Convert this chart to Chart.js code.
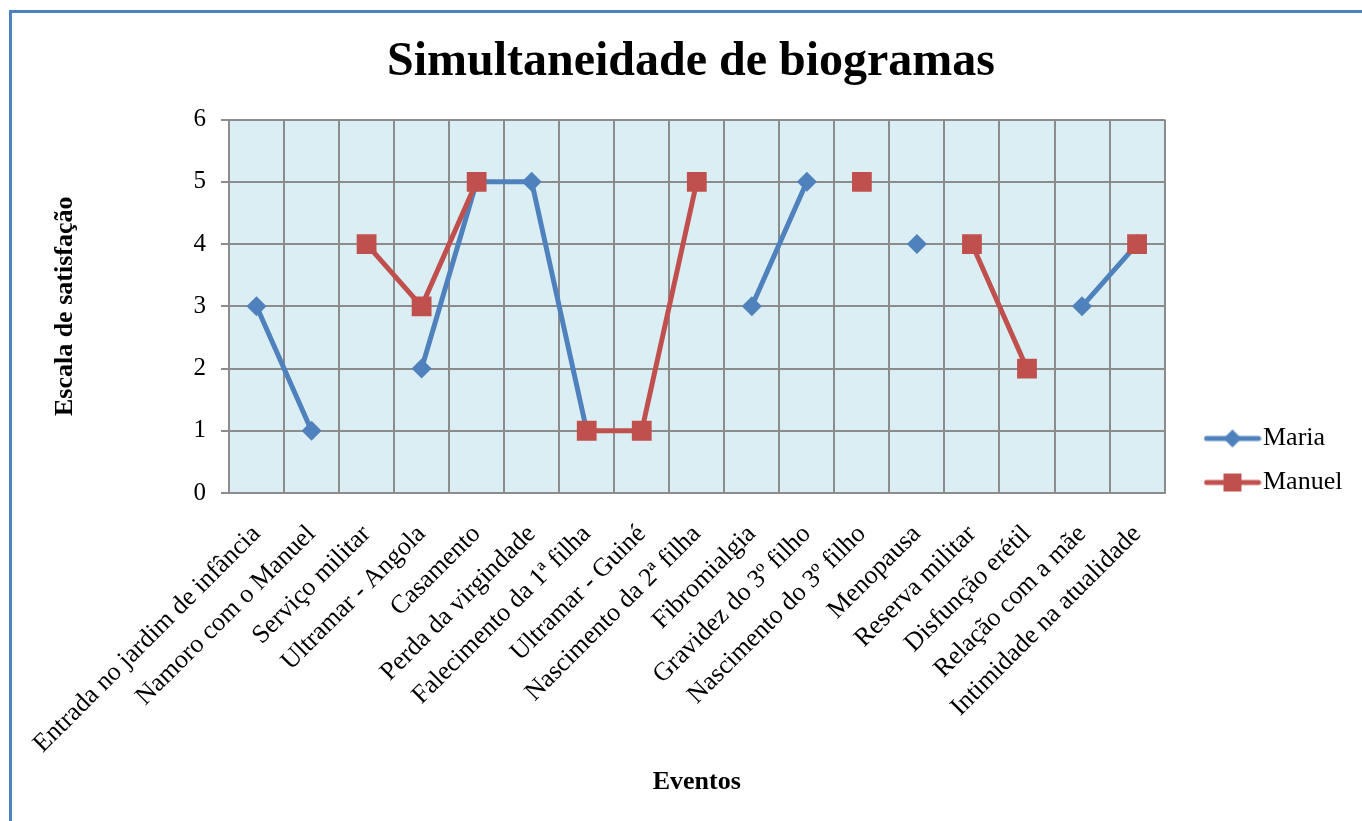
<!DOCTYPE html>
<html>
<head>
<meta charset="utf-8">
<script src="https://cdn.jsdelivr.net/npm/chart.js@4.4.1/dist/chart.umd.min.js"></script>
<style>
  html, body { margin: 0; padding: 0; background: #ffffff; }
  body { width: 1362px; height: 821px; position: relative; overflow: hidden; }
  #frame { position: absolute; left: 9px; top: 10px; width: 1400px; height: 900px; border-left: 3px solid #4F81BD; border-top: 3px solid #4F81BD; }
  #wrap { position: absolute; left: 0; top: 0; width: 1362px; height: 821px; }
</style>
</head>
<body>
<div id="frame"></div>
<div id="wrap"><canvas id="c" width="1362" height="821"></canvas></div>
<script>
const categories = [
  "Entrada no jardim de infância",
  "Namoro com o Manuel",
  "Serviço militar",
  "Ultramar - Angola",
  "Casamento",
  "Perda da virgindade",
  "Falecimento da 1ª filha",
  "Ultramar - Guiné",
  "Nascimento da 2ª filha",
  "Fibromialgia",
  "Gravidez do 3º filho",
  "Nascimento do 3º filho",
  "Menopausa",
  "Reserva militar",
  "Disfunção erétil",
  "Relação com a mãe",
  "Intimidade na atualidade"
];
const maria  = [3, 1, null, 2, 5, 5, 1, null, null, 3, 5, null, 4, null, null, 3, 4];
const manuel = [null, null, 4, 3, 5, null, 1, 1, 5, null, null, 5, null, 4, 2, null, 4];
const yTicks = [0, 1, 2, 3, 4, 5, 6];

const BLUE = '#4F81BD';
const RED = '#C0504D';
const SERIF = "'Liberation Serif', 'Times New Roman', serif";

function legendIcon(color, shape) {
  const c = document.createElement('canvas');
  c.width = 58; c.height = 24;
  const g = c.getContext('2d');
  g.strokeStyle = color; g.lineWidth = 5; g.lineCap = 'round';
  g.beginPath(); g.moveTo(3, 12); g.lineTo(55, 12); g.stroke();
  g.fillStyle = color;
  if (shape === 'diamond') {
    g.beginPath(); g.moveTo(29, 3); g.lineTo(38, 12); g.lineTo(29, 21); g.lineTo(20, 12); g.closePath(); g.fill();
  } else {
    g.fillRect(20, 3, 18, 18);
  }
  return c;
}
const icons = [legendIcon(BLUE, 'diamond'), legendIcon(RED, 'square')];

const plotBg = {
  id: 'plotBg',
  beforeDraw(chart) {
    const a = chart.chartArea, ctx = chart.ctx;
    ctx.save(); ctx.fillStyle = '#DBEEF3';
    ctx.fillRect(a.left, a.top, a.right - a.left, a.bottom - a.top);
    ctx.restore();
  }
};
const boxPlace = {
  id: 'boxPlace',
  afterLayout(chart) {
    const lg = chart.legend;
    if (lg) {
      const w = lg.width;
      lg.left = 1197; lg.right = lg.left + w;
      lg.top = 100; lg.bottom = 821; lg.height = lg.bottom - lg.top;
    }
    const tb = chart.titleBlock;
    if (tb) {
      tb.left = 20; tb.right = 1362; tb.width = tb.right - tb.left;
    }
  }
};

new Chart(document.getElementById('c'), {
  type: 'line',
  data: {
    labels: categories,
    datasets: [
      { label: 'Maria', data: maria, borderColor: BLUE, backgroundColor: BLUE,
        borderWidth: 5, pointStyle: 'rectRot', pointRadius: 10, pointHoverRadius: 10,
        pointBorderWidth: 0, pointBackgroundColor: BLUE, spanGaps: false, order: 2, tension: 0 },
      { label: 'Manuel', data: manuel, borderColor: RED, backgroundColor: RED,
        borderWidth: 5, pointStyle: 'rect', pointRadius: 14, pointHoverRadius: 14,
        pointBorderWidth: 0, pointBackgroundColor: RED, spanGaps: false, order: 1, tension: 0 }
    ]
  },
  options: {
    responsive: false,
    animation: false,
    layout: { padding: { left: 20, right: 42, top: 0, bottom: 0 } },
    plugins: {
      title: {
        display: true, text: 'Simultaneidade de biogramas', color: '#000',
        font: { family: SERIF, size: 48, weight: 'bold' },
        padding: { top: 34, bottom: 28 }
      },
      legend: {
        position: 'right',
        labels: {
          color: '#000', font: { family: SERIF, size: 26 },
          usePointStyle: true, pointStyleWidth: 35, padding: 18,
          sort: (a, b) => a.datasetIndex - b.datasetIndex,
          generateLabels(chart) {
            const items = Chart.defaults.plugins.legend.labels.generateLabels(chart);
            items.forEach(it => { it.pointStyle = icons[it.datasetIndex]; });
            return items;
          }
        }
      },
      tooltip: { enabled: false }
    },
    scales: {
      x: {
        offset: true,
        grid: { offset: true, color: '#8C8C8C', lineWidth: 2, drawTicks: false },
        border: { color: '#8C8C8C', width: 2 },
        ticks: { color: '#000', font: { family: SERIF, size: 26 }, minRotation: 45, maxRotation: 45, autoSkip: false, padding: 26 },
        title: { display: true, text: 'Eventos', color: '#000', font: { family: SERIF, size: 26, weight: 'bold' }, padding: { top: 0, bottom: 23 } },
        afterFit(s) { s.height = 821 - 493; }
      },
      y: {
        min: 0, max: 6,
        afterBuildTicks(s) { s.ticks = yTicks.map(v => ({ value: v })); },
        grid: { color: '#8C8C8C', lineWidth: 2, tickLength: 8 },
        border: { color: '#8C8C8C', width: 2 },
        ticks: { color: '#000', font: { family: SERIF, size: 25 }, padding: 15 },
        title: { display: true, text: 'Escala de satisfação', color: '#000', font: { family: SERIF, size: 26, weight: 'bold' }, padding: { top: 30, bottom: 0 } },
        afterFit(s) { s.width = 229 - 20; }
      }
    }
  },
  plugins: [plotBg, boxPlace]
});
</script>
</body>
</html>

• **AIM OF THE TASK**
Reproduce all of the data exactly, omitting each picture it holds.

• **THE REPLY**
Convert this chart to Chart.js code.
<!DOCTYPE html>
<html>
<head>
<meta charset="utf-8">
<script src="https://cdn.jsdelivr.net/npm/chart.js@4.4.1/dist/chart.umd.min.js"></script>
<style>
  html, body { margin: 0; padding: 0; background: #ffffff; }
  body { width: 1362px; height: 821px; position: relative; overflow: hidden; }
  #frame { position: absolute; left: 9px; top: 10px; width: 1400px; height: 900px; border-left: 3px solid #4F81BD; border-top: 3px solid #4F81BD; }
  #wrap { position: absolute; left: 0; top: 0; width: 1362px; height: 821px; }
</style>
</head>
<body>
<div id="frame"></div>
<div id="wrap"><canvas id="c" width="1362" height="821"></canvas></div>
<script>
const categories = [
  "Entrada no jardim de infância",
  "Namoro com o Manuel",
  "Serviço militar",
  "Ultramar - Angola",
  "Casamento",
  "Perda da virgindade",
  "Falecimento da 1ª filha",
  "Ultramar - Guiné",
  "Nascimento da 2ª filha",
  "Fibromialgia",
  "Gravidez do 3º filho",
  "Nascimento do 3º filho",
  "Menopausa",
  "Reserva militar",
  "Disfunção erétil",
  "Relação com a mãe",
  "Intimidade na atualidade"
];
const maria  = [3, 1, null, 2, 5, 5, 1, null, null, 3, 5, null, 4, null, null, 3, 4];
const manuel = [null, null, 4, 3, 5, null, 1, 1, 5, null, null, 5, null, 4, 2, null, 4];
const yTicks = [0, 1, 2, 3, 4, 5, 6];

const BLUE = '#4F81BD';
const RED = '#C0504D';
const SERIF = "'Liberation Serif', 'Times New Roman', serif";

function legendIcon(color, shape) {
  const c = document.createElement('canvas');
  c.width = 58; c.height = 24;
  const g = c.getContext('2d');
  g.strokeStyle = color; g.lineWidth = 5; g.lineCap = 'round';
  g.beginPath(); g.moveTo(3, 12); g.lineTo(55, 12); g.stroke();
  g.fillStyle = color;
  if (shape === 'diamond') {
    g.beginPath(); g.moveTo(29, 3); g.lineTo(38, 12); g.lineTo(29, 21); g.lineTo(20, 12); g.closePath(); g.fill();
  } else {
    g.fillRect(20, 3, 18, 18);
  }
  return c;
}
const icons = [legendIcon(BLUE, 'diamond'), legendIcon(RED, 'square')];

const plotBg = {
  id: 'plotBg',
  beforeDraw(chart) {
    const a = chart.chartArea, ctx = chart.ctx;
    ctx.save(); ctx.fillStyle = '#DBEEF3';
    ctx.fillRect(a.left, a.top, a.right - a.left, a.bottom - a.top);
    ctx.restore();
  }
};
const boxPlace = {
  id: 'boxPlace',
  afterLayout(chart) {
    const lg = chart.legend;
    if (lg) {
      const w = lg.width;
      lg.left = 1197; lg.right = lg.left + w;
      lg.top = 100; lg.bottom = 821; lg.height = lg.bottom - lg.top;
    }
    const tb = chart.titleBlock;
    if (tb) {
      tb.left = 20; tb.right = 1362; tb.width = tb.right - tb.left;
    }
  }
};

new Chart(document.getElementById('c'), {
  type: 'line',
  data: {
    labels: categories,
    datasets: [
      { label: 'Maria', data: maria, borderColor: BLUE, backgroundColor: BLUE,
        borderWidth: 5, pointStyle: 'rectRot', pointRadius: 10, pointHoverRadius: 10,
        pointBorderWidth: 0, pointBackgroundColor: BLUE, spanGaps: false, order: 2, tension: 0 },
      { label: 'Manuel', data: manuel, borderColor: RED, backgroundColor: RED,
        borderWidth: 5, pointStyle: 'rect', pointRadius: 14, pointHoverRadius: 14,
        pointBorderWidth: 0, pointBackgroundColor: RED, spanGaps: false, order: 1, tension: 0 }
    ]
  },
  options: {
    responsive: false,
    animation: false,
    layout: { padding: { left: 20, right: 42, top: 0, bottom: 0 } },
    plugins: {
      title: {
        display: true, text: 'Simultaneidade de biogramas', color: '#000',
        font: { family: SERIF, size: 48, weight: 'bold' },
        padding: { top: 34, bottom: 28 }
      },
      legend: {
        position: 'right',
        labels: {
          color: '#000', font: { family: SERIF, size: 26 },
          usePointStyle: true, pointStyleWidth: 35, padding: 18,
          sort: (a, b) => a.datasetIndex - b.datasetIndex,
          generateLabels(chart) {
            const items = Chart.defaults.plugins.legend.labels.generateLabels(chart);
            items.forEach(it => { it.pointStyle = icons[it.datasetIndex]; });
            return items;
          }
        }
      },
      tooltip: { enabled: false }
    },
    scales: {
      x: {
        offset: true,
        grid: { offset: true, color: '#8C8C8C', lineWidth: 2, drawTicks: false },
        border: { color: '#8C8C8C', width: 2 },
        ticks: { color: '#000', font: { family: SERIF, size: 26 }, minRotation: 45, maxRotation: 45, autoSkip: false, padding: 26 },
        title: { display: true, text: 'Eventos', color: '#000', font: { family: SERIF, size: 26, weight: 'bold' }, padding: { top: 0, bottom: 23 } },
        afterFit(s) { s.height = 821 - 493; }
      },
      y: {
        min: 0, max: 6,
        afterBuildTicks(s) { s.ticks = yTicks.map(v => ({ value: v })); },
        grid: { color: '#8C8C8C', lineWidth: 2, tickLength: 8 },
        border: { color: '#8C8C8C', width: 2 },
        ticks: { color: '#000', font: { family: SERIF, size: 25 }, padding: 15 },
        title: { display: true, text: 'Escala de satisfação', color: '#000', font: { family: SERIF, size: 26, weight: 'bold' }, padding: { top: 30, bottom: 0 } },
        afterFit(s) { s.width = 229 - 20; }
      }
    }
  },
  plugins: [plotBg, boxPlace]
});
</script>
</body>
</html>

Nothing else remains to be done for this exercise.